ABSTRACT

Conversion was an important concept in Victorian Wales. Perhaps we should expect little else from a country in which Nonconformity had become woven into the very fabric of ‘Welshness’ itself.3 If imaginative literature is any guide, some sinners managed to turn their backs forever on the most dissolute of pasts. For others, the fall from grace was as speedy as it was inevitable. Yet no matter how short-lived the effects of the periodic religious revivals that swept through the land, no matter how quickly the inspiring words of generations of white-haired preachers were forgotten, the notion that the virtuous were engaged in an ongoing struggle against the

vicious was a powerful one that surfaced repeatedly in public discourse. The battle was given added significance after the nineteenth century’s mid-point.
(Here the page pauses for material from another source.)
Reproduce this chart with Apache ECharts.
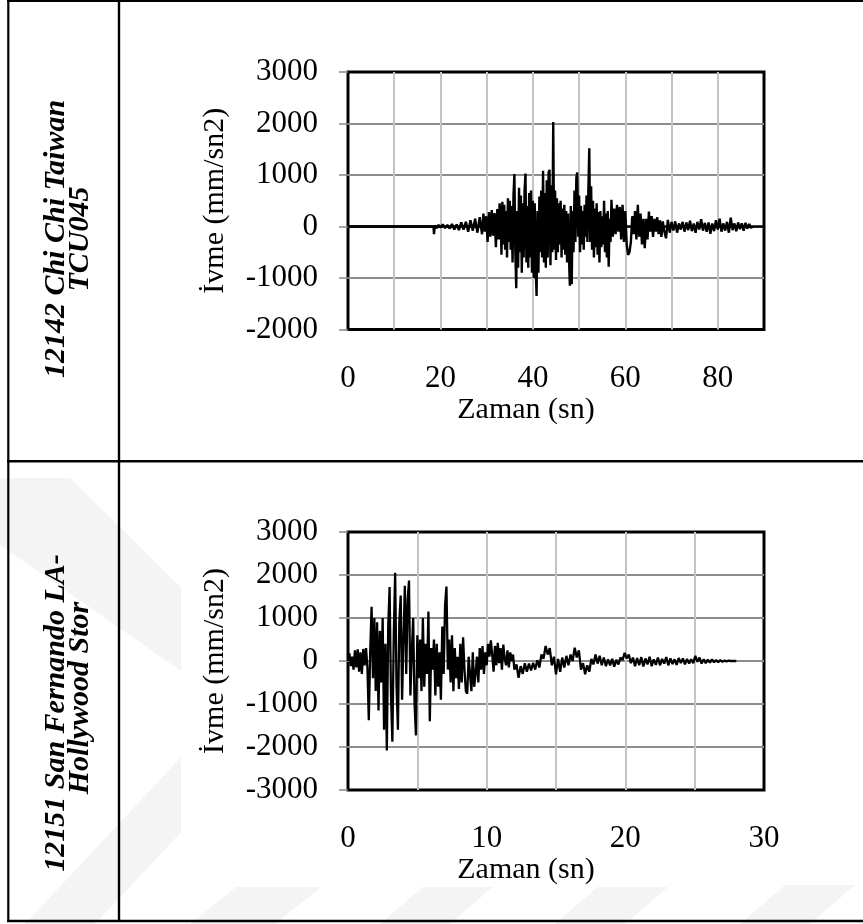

In the late 1840s Welsh respectables were sent reeling by the findings of a royal commission that had been set up to inquire into the state of education in the Principality. The resulting document became known less for its pronouncements on the schooling system than for its slurs on the morality of the Welsh people. It alleged that Welsh women were lascivious, that the Welsh language was a brake on the progress of civilisation and that the chapels had singularly failed in their role as moral guardians. The ‘Treason of the Blue Books’, as the episode became known, was a seismic event whose shock waves reverberated throughout the remaining decades of the century.4 Nonconformity was galvanised as a political force and scores of opinion-shapers, commentators and public figures did all they could to repair the damage that they believed had been done to the country’s reputation.5 Increasingly, the public image projected to the wider world and, indeed, to the Welsh themselves was of a Wales that was fervently religious, intensely moralistic and decidedly pure.